Prime Minister Menachem Begin said today that the loss of Israeli sovereignty over the occupied West Bank and Gaza would lead inevitably to another major war in the Middle East.

Without once mentioning President Reagan's Middle East peace initiative by name, Begin made clear in a speech that his government will stake its survival on its uncompromising opposition to the Reagan plan, which calls for large portions of the occupied territories to be federated with Jordan in the future.

Begin said that as a result of Israel's defeat of the Palestinians in Lebanon, there is no threat to Israel on any of its borders, no prospect of another Arab-Israeli conflict "in the foreseeable future," and therefore no need for any new peace initiatives outside of the Camp David accords.

Opposition Labor Party leader Shimon Peres, in a sharply worded reply, accused Begin of deceiving the public by exaggerating the threat to Israel's security posed by the Reagan plan, which he said should provide the basis for negotiations on the future of the West Bank and Gaza.

Begin and Peres addressed the opening meeting of the regular winter session of the Knesset, Israel's parliament. Their speeches were designed to set the tone for the internal debate over the future of the occupied territories -- a debate that is likely to dominate Israeli politics in the months ahead.

In his 40-minute speech, Begin barely mentioned the current negotiations over the withdrawal of Israeli, Syrian and Palestinian forces from Lebanon. But urging patience in those negotiations, he vowed that Israel will not back down on its demand that all Palestine Liberation Organization guerrillas leave Lebanon before there is a complete Israeli withdrawal from the country.

In an argument that he is expected to continue to press as the debate heats up, Begin said that for Israel to give up parts of the occupied territories would be to squander its gains from the war in Lebanon.

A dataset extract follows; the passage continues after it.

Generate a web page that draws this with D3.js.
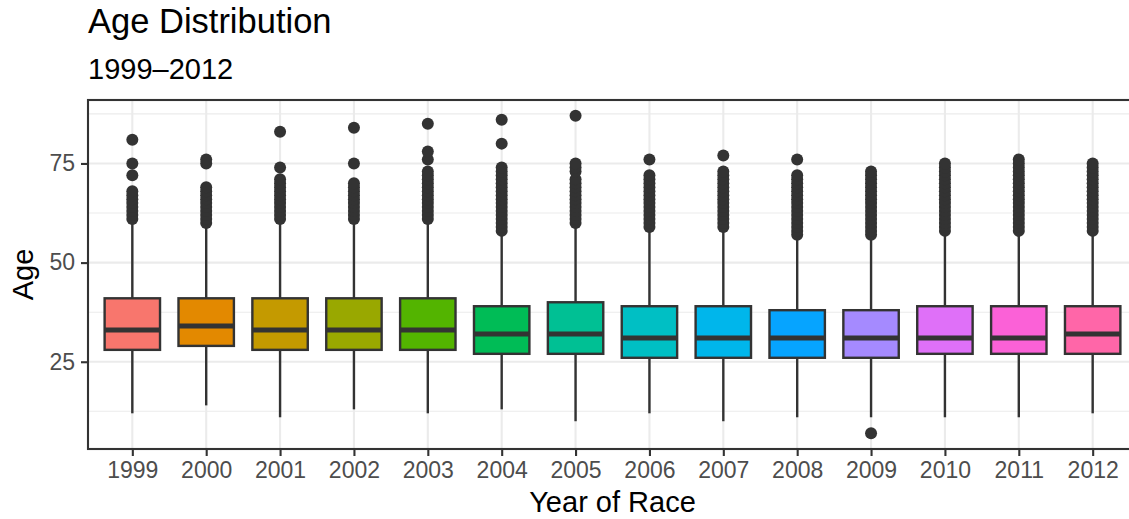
<!DOCTYPE html>
<html>
<head>
<meta charset="utf-8">
<script src="https://cdn.jsdelivr.net/npm/d3@7"></script>
<style>
  body { margin: 0; background: #fff; }
  text { font-family: "Liberation Sans", Arial, Helvetica, sans-serif; }
</style>
</head>
<body>
<svg width="1129" height="519"></svg>
<script>
// box stats (ages)
const years = ['1999', '2000', '2001', '2002', '2003', '2004', '2005', '2006', '2007', '2008', '2009', '2010', '2011', '2012'];
const lowerWhisker = [12, 14, 11, 13, 12, 13, 10, 12, 10, 11, 11, 11, 11, 12];
const q1 = [28, 29, 28, 28, 28, 27, 27, 26, 26, 26, 26, 27, 27, 27];
const median = [33, 34, 33, 33, 33, 32, 32, 31, 31, 31, 31, 31, 31, 32];
const q3 = [41, 41, 41, 41, 41, 39, 40, 39, 39, 38, 38, 39, 39, 39];
const upperWhisker = [60, 59, 60, 60, 60, 57, 59, 58, 58, 56, 56, 57, 57, 57];
const outliers = [
    [61, 62, 63, 64, 65, 66, 67, 68, 72, 75, 81],
    [60, 61, 62, 63, 64, 65, 66, 67, 68, 69, 75, 76],
    [61, 62, 63, 64, 65, 66, 67, 68, 69, 70, 71, 74, 83],
    [61, 62, 63, 64, 65, 66, 67, 68, 69, 70, 75, 84],
    [61, 62, 63, 64, 65, 66, 67, 68, 69, 70, 71, 72, 73, 76, 78, 85],
    [58, 59, 60, 61, 62, 63, 64, 65, 66, 67, 68, 69, 70, 71, 72, 73, 74, 80, 86],
    [60, 61, 62, 63, 64, 65, 66, 67, 68, 69, 70, 71, 73, 74, 75, 87],
    [59, 60, 61, 62, 63, 64, 65, 66, 67, 68, 69, 70, 71, 72, 76],
    [59, 60, 61, 62, 63, 64, 65, 66, 67, 68, 69, 70, 71, 72, 73, 77],
    [57, 58, 59, 60, 61, 62, 63, 64, 65, 66, 67, 68, 69, 70, 71, 72, 76],
    [7, 57, 58, 59, 60, 61, 62, 63, 64, 65, 66, 67, 68, 69, 70, 71, 72, 73],
    [58, 59, 60, 61, 62, 63, 64, 65, 66, 67, 68, 69, 70, 71, 72, 73, 74, 75],
    [58, 59, 60, 61, 62, 63, 64, 65, 66, 67, 68, 69, 70, 71, 72, 73, 74, 75, 76],
    [58, 59, 60, 61, 62, 63, 64, 65, 66, 67, 68, 69, 70, 71, 72, 73, 74, 75]
];
const colors = ['#F8766D', '#E38900', '#C49A00', '#99A800', '#53B400', '#00BC56', '#00C094',
    '#00BFC4', '#00B6EB', '#06A4FF', '#A58AFF', '#DF70F8', '#FB61D7', '#FF66A8'];
const yTicks = [25, 50, 75];
const yMinor = [12.5, 37.5, 62.5, 87.5];

const boxes = years.map((y, i) => ({
    year: y, lo: lowerWhisker[i], q1: q1[i], med: median[i], q3: q3[i], hi: upperWhisker[i],
    out: outliers[i], color: colors[i]
}));

const pLeft = 88, pRight = 1137, pTop = 100, pBottom = 449;
const ink = '#333333';

const svg = d3.select('svg');

const xScale = d3.scalePoint()
    .domain(years)
    .range([pLeft, pRight])
    .padding(0.6);

const yScale = d3.scaleLinear()
    .domain([3, 91])
    .range([pBottom, pTop]);

const boxW = xScale.step() * 0.75;

// grid
svg.append('g').selectAll('line')
    .data(yMinor)
    .enter().append('line')
    .attr('x1', pLeft).attr('x2', pRight)
    .attr('y1', d => yScale(d)).attr('y2', d => yScale(d))
    .attr('stroke', '#EBEBEB').attr('stroke-width', 1.1);

svg.append('g').selectAll('line')
    .data(yTicks)
    .enter().append('line')
    .attr('x1', pLeft).attr('x2', pRight)
    .attr('y1', d => yScale(d)).attr('y2', d => yScale(d))
    .attr('stroke', '#EBEBEB').attr('stroke-width', 2.1);

svg.append('g').selectAll('line')
    .data(years)
    .enter().append('line')
    .attr('x1', d => xScale(d)).attr('x2', d => xScale(d))
    .attr('y1', pTop).attr('y2', pBottom)
    .attr('stroke', '#EBEBEB').attr('stroke-width', 2.1);

// boxplots
const g = svg.append('g').selectAll('g')
    .data(boxes)
    .enter().append('g');

// whiskers
g.append('line')
    .attr('x1', d => xScale(d.year)).attr('x2', d => xScale(d.year))
    .attr('y1', d => yScale(d.q3)).attr('y2', d => yScale(d.hi))
    .attr('stroke', ink).attr('stroke-width', 2.4);
g.append('line')
    .attr('x1', d => xScale(d.year)).attr('x2', d => xScale(d.year))
    .attr('y1', d => yScale(d.q1)).attr('y2', d => yScale(d.lo))
    .attr('stroke', ink).attr('stroke-width', 2.4);

g.append('rect')
    .attr('x', d => xScale(d.year) - boxW / 2)
    .attr('y', d => yScale(d.q3))
    .attr('width', boxW)
    .attr('height', d => yScale(d.q1) - yScale(d.q3))
    .attr('fill', d => d.color)
    .attr('stroke', ink).attr('stroke-width', 2.4);

g.append('line')
    .attr('x1', d => xScale(d.year) - boxW / 2).attr('x2', d => xScale(d.year) + boxW / 2)
    .attr('y1', d => yScale(d.med)).attr('y2', d => yScale(d.med))
    .attr('stroke', ink).attr('stroke-width', 5);

g.selectAll('circle')
    .data(d => d.out.map(v => ({ year: d.year, v: v })))
    .enter().append('circle')
    .attr('cx', d => xScale(d.year))
    .attr('cy', d => yScale(d.v))
    .attr('r', 6)
    .attr('fill', ink);

// panel border
svg.append('rect')
    .attr('x', pLeft).attr('y', pTop)
    .attr('width', pRight - pLeft).attr('height', pBottom - pTop)
    .attr('fill', 'none').attr('stroke', ink).attr('stroke-width', 2.1);

// axes
const xAxis = svg.append('g')
    .attr('transform', `translate(0, ${pBottom})`)
    .call(d3.axisBottom(xScale).tickSize(7).tickPadding(6));
const yAxis = svg.append('g')
    .attr('transform', `translate(${pLeft}, 0)`)
    .call(d3.axisLeft(yScale).tickValues(yTicks).tickSize(7).tickPadding(6));

[xAxis, yAxis].forEach(a => {
    a.select('.domain').remove();
    a.selectAll('.tick line').attr('stroke', ink).attr('stroke-width', 2.1);
    a.selectAll('.tick text')
        .attr('fill', '#4D4D4D')
        .style('font-size', '23px')
        .style('font-family', '"Liberation Sans", Arial, sans-serif');
});

// titles
svg.append('text')
    .attr('x', pLeft).attr('y', 33)
    .attr('fill', '#000')
    .style('font-size', '34.5px')
    .text('Age Distribution');

svg.append('text')
    .attr('x', pLeft).attr('y', 79)
    .attr('fill', '#000')
    .style('font-size', '29px')
    .text('1999\u20132012');

svg.append('text')
    .attr('x', (pLeft + pRight) / 2).attr('y', 512)
    .attr('text-anchor', 'middle')
    .style('font-size', '29px')
    .text('Year of Race');

svg.append('text')
    .attr('transform', `translate(33, ${(pTop + pBottom) / 2}) rotate(-90)`)
    .attr('text-anchor', 'middle')
    .style('font-size', '29px')
    .text('Age');
</script>
</body>
</html>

"The question then is, why dismantle such a structure of peace?" Begin said. "Why create new conditions which would seem to invite bloodshed or war?

"Can there be any logic in inviting an enemy into our very household to disrupt the peace or prevent it? Were the program for a Palestinian state in Judea, Samaria [the biblical names for the West Bank] and the Gaza Strip to come into being, even in federation with the government of Jordan, we would again be living by our drawn and consuming sword."

Begin argued that, even if federated with Jordan, a West Bank not under Israeli control inevitably would be dominated by the PLO and armed by the Soviet Union. Such a state, he said, would attack Israel until some future Israeli government decided to act as Israel acted this summer in Lebanon.

What would follow, Begin predicted, would be another major Arab-Israeli conflict, with "all the endless bloodshed occurring only to restore the situation to what it had been" when Israel exercised sovereignty over the West Bank and Gaza.

Begin reiterated his call for the resumption of the autonomy talks called for in the Camp David peace accords, inviting Jordan's King Hussein to participate in them. "There is no reason to seek other solutions than that agreed upon at Camp David," he said.

Peres, in his reply, accused Begin of creating a deadlock in the autonomy talks through a policy of "creeping annexation" of the West Bank through the establishment of Jewish settlements in the territory.

He said the Begin government had offered Hussein no incentive to join the autonomy talks and had isolated Israel in world opinion by insisting that the West Bank is part of the historic "land of Israel," an ideological view not shared even by Israel's closest ally, the United States.

Peres said that the Labor Party also opposes creation of a Palestinian state in the occupied territories but that it does not believe the Reagan initiative would lead inevitably to that.

The Israeli debate over the Reagan plan began immediately after Begin's abrupt dismissal of the president's proposals early last month.

That debate, which was cut short by the massacre of Palestinian refugees in West Beirut, is now heating up again, but its outcome may still hinge on the Beirut massacre. A state judicial board of inquiry is to begin its investigation into Israeli responsibility in connection with the massacre this week and is expected to take several weeks, if not months, to complete its task.

The Begin government is viewed here as unyielding on the question of surrendering sovereignty over any part of the occupied territories. While the debate over the Reagan plan may flare up intermittently in the Knesset in the weeks ahead, only an extremely harsh finding by the board of inquiry is likely to threaten the Begin government's survival and therefore improve the prospects for the Reagan initiative.